Le calcul de l'indemnité de déspécialisation n'est pas encadré par la loi. Elle est généralement fixée en fonction du préjudice subi par le bailleur, qui peut inclure :

  • des troubles de jouissance causés par le changement d’activité, qui occasionne une baisse des loyers des autres locataires ;
  • la hausse des charges de l'immeuble ;
  • la dépréciation potentielle de la valeur de l'immeuble. 

En cas de désaccord sur le montant du loyer ou de l'indemnité de déspécialisation du bail commercial, le juge des loyers commerciaux est compétent pour trancher le litige.

FAQ

Peut-on modifier un bail commercial en cours ?

Oui, il est possible de modifier un bail commercial en cours. Un avenant peut être rédigé, notamment en cas de renouvellement de contrat, de révision du loyer, de sous-location, d’ajout ou de changement d’activité à la suite d’une procédure de déspécialisation du bail commercial. L’avenant doit être formalisé par écrit et comporte des mentions obligatoires à ne pas négliger pour s’assurer de sa validité.

Qu'est-ce que la destination du bail commercial ?

La destination du bail commercial est la clause qui précise l'activité autorisée dans les locaux loués. Elle définit les limites de votre exploitation commerciale. Si vous souhaitez exercer une activité différente, vous devez informer le bailleur ou obtenir son accord en recourant à la procédure de déspécialisation du bail commercial prévue par le Code de commerce.

Qu'est-ce que la cession déspécialisation du bail commercial ?

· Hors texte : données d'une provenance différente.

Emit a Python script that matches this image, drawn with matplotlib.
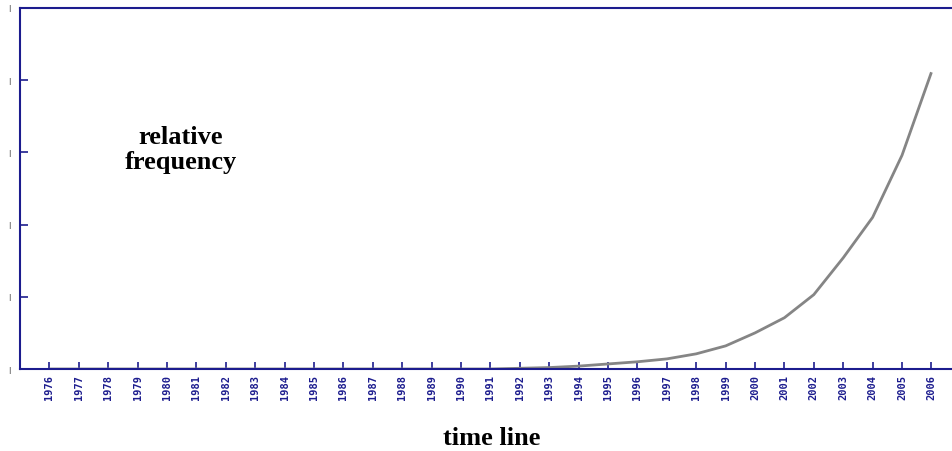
import matplotlib.pyplot as plt
import numpy as np

years = list(range(1976, 2007))
freq = [0.0] * 16 + [0.01, 0.02, 0.04, 0.07, 0.10, 0.14, 0.21, 0.32,
                     0.50, 0.71, 1.03, 1.54, 2.10, 2.96, 4.11]
y_ticks = [0, 1, 2, 3, 4, 5]
y_labels = ['|'] * 6

navy = '#1c1c8e'

fig = plt.figure(figsize=(9.52, 4.51), dpi=100)
ax = fig.add_axes([20 / 952, 1 - 369 / 451, 1 - 20 / 952, (369 - 8) / 451])

ax.plot(years, freq, color='#858585', lw=2.0, solid_capstyle='butt')

ax.set_xlim(1975.0, 2006.7)
ax.set_ylim(0, 5)

ax.set_xticks(years)
ax.set_xticklabels([str(y) for y in years], rotation=90, color=navy,
                   fontsize=7.5, family='DejaVu Sans Mono', fontweight='bold')
ax.set_yticks(y_ticks)
ax.set_yticklabels(y_labels, fontsize=5, color='#222222')

ax.tick_params(axis='x', direction='in', length=5, width=1.2, color=navy, pad=4)
ax.tick_params(axis='y', direction='in', length=6, width=1.2, color=navy, pad=7)

for s in ['left', 'top', 'bottom']:
    ax.spines[s].set_color(navy)
    ax.spines[s].set_linewidth(1.5)
ax.spines['right'].set_visible(False)

fig.text(181 / 952, 1 - 150 / 451, 'relative\nfrequency', ha='center', va='center',
         family='Liberation Serif', fontweight='bold', fontsize=19, linespacing=1.1)
fig.text(492 / 952, 1 - 445 / 451, 'time line', ha='center', va='baseline',
         family='Liberation Serif', fontweight='bold', fontsize=19)

fig.savefig('out.png', dpi=100)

La cession déspécialisation est une procédure spécifique permettant au locataire de céder son bail commercial en réalisant un changement d'activité pour son successeur. Elle est notamment utilisée en cas de départ à la retraite ou d'invalidité. Le locataire doit informer son bailleur par acte de commissaire de justice en précisant la nouvelle activité et le prix de cession. Le bailleur dispose de deux mois pour accepter, contester ou racheter le bail.